The density of aluminum is 2.70 g/cm3, and the average mass for one aluminum atom is 4.48×10-23 g.
Five identical aluminum coins are found to displace a total of 2.50 mL of water when immersed in a graduated cylinder containing water.
How many atoms are present in one such aluminum coin?
each coin is 0.50mL
.50mL * 2.70g/mL / 4.48*10^-23g/atom = 3.01*10^22 atoms
To find out how many atoms are present in one aluminum coin, we need to first calculate the volume of one aluminum coin and then use the given information to determine the number of atoms.

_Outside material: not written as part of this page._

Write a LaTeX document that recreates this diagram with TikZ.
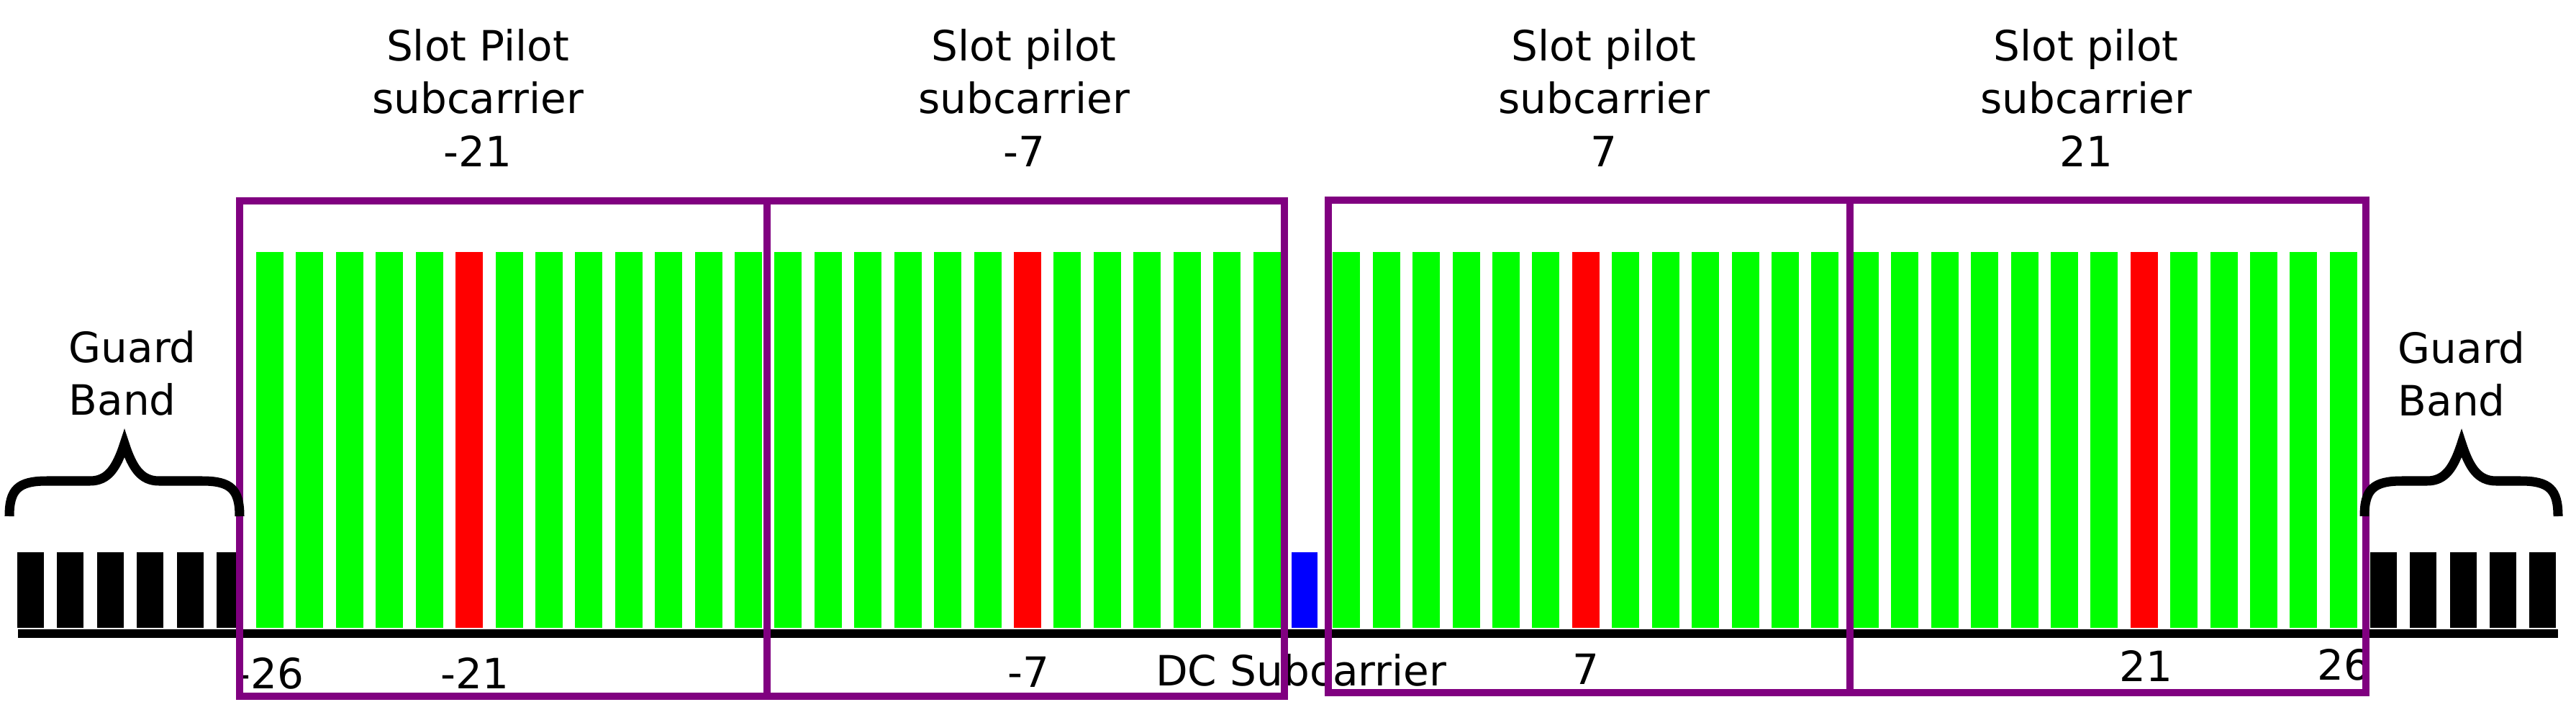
\documentclass[tikz,border=0pt]{standalone}
\usepackage{fontspec}
\setmainfont{DejaVu Sans}
\definecolor{cgreen}{HTML}{00FF00}
\definecolor{cred}{HTML}{FF0000}
\definecolor{cblue}{HTML}{0000FF}
\definecolor{cpurple}{HTML}{800080}
\begin{document}
\begin{tikzpicture}[x=0.01cm,y=-0.01cm,
  txt/.style={inner sep=0pt, font=\fontsize{16.5}{20.8}\selectfont},
  title/.style={txt, anchor=north, align=center},
  lbl/.style={txt, anchor=base},
  slotbox/.style={draw=cpurple, line width=2.85pt},
  bracestyle/.style={draw=black, line width=3.7pt},
  axis/.style={draw=black, line width=3.6pt}]
\useasboundingbox (0,0) rectangle (3580,1000);
% guard band bars
\foreach \k in {-32,...,-27,27,28,...,31}{
  \pgfmathsetmacro{\c}{375+(\k+26)*55.42}
  \fill[black] ({\c-18.5},767) rectangle ({\c+18.5},872);
}
% data subcarriers
\foreach \k in {-26,...,-1,1,2,...,26}{
  \pgfmathsetmacro{\c}{375+(\k+26)*55.42}
  \fill[cgreen] ({\c-19},350) rectangle ({\c+19},872);
}
% pilot subcarriers
\foreach \k in {-21,-7,7,21}{
  \pgfmathsetmacro{\c}{375+(\k+26)*55.42}
  \fill[cred] ({\c-19},350) rectangle ({\c+19},872);
}
% DC subcarrier
\fill[cblue] (1795,767) rectangle (1831,872);
% axis
\coordinate (axL) at (25,880);
\coordinate (axR) at (3555,880);
\draw[axis] (axL) -- (axR);
% axis labels
\node[lbl] (l26n) at (375,956) {-26};
\node[lbl] (l21n) at (660,956) {-21};
\node[lbl] (l7n) at (1429,954) {-7};
\node[lbl] (ldc) at (1808,952) {DC Subcarrier};
\node[lbl] (l7) at (2204,950) {7};
\node[lbl] (l21) at (2982,946) {21};
\node[lbl] (l26) at (3257,944) {26};
% slot boxes
\draw[slotbox] (333,279) rectangle (1066,967);
\draw[slotbox] (1066,279) rectangle (1785,967);
\draw[slotbox] (1846,278) rectangle (2571,962);
\draw[slotbox] (2571,278) rectangle (3288,962);
% braces
\draw[bracestyle] (13,717) .. controls (13,680) and (25,668) .. (65,668) -- (125,668)
  .. controls (150,668) and (162,650) .. (173,616)
  .. controls (184,650) and (196,668) .. (221,668) -- (281,668)
  .. controls (321,668) and (333,680) .. (333,717);
\draw[bracestyle] (3286,717) .. controls (3286,680) and (3298,668) .. (3338,668) -- (3373,668)
  .. controls (3398,668) and (3410,650) .. (3421,616)
  .. controls (3432,650) and (3444,668) .. (3469,668) -- (3503,668)
  .. controls (3543,668) and (3555,680) .. (3555,717);
% titles
\node[title] (t1) at (664,40) {Slot Pilot\\subcarrier\\-21};
\node[title] (t2) at (1423,40) {Slot pilot\\subcarrier\\-7};
\node[title] (t3) at (2229,40) {Slot pilot\\subcarrier\\7};
\node[title] (t4) at (2899,40) {Slot pilot\\subcarrier\\21};
% guard band labels
\node[txt, anchor=north west, align=left] (gL) at (95,459) {Guard\\Band};
\node[txt, anchor=north west, align=left] (gR) at (3332,460) {Guard\\Band};
\end{tikzpicture}
\end{document}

Here's how to calculate the volume of one aluminum coin:
1. Start with the total volume of water displaced by the five identical aluminum coins, which is 2.50 mL.
2. Divide this volume by the number of coins to find the volume of one aluminum coin. Since there are five identical coins, divide 2.50 mL by 5 to get 0.50 mL (or 0.50 cm^3).

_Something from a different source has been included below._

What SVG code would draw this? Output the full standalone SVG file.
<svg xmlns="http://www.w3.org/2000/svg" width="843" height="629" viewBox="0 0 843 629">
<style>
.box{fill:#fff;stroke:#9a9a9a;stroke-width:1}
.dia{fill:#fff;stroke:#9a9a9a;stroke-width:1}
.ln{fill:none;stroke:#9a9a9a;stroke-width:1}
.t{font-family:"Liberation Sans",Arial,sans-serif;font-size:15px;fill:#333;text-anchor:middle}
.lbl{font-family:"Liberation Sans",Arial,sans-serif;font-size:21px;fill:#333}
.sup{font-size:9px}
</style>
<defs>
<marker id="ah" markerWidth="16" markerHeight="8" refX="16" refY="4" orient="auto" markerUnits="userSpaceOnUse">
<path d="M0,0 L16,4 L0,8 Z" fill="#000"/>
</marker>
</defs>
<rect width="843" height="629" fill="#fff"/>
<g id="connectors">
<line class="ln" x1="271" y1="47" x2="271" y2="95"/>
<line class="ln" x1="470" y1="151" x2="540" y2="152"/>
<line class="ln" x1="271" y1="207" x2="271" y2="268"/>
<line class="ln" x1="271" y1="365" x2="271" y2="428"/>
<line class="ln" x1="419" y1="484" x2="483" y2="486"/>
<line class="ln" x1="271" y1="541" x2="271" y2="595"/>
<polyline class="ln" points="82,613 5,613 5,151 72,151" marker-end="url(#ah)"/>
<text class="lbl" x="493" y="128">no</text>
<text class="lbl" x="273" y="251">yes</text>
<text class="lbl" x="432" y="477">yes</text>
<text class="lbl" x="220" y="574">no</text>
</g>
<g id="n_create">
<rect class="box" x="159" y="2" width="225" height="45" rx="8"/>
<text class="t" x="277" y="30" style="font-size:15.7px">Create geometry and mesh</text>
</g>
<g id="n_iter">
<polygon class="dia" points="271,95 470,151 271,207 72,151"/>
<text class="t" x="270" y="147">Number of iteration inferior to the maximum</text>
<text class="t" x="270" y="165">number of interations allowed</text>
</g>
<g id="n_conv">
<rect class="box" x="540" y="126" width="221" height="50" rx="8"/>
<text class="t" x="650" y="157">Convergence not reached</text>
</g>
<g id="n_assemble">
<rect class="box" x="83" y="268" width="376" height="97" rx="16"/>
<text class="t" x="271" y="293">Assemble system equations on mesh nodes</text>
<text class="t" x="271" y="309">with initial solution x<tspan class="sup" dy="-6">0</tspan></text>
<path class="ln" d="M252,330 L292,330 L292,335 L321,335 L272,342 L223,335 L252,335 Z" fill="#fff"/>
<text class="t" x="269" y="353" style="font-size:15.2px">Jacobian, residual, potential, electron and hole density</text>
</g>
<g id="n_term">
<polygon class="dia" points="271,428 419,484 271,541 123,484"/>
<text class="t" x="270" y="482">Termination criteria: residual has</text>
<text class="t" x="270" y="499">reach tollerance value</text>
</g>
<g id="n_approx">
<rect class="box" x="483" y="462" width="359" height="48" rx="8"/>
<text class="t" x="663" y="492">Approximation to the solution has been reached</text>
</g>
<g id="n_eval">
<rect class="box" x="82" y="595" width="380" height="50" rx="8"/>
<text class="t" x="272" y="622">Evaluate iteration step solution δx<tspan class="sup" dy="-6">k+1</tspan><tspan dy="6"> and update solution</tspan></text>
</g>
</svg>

Now, let's determine the number of atoms in one such aluminum coin:
1. Convert the volume of one aluminum coin to grams using its density. The density of aluminum is given as 2.70 g/cm^3. We know the volume is 0.50 cm^3. Multiply the volume by the density: 0.50 cm^3 * 2.70 g/cm^3 = 1.35 g.
2. Divide the mass of one coin (1.35 g) by the average mass of one aluminum atom (4.48×10^(-23) g) to determine the number of atoms: 1.35 g / (4.48×10^(-23) g) = 3.01×10^22 atoms.
Therefore, there are approximately 3.01×10^22 atoms in one aluminum coin.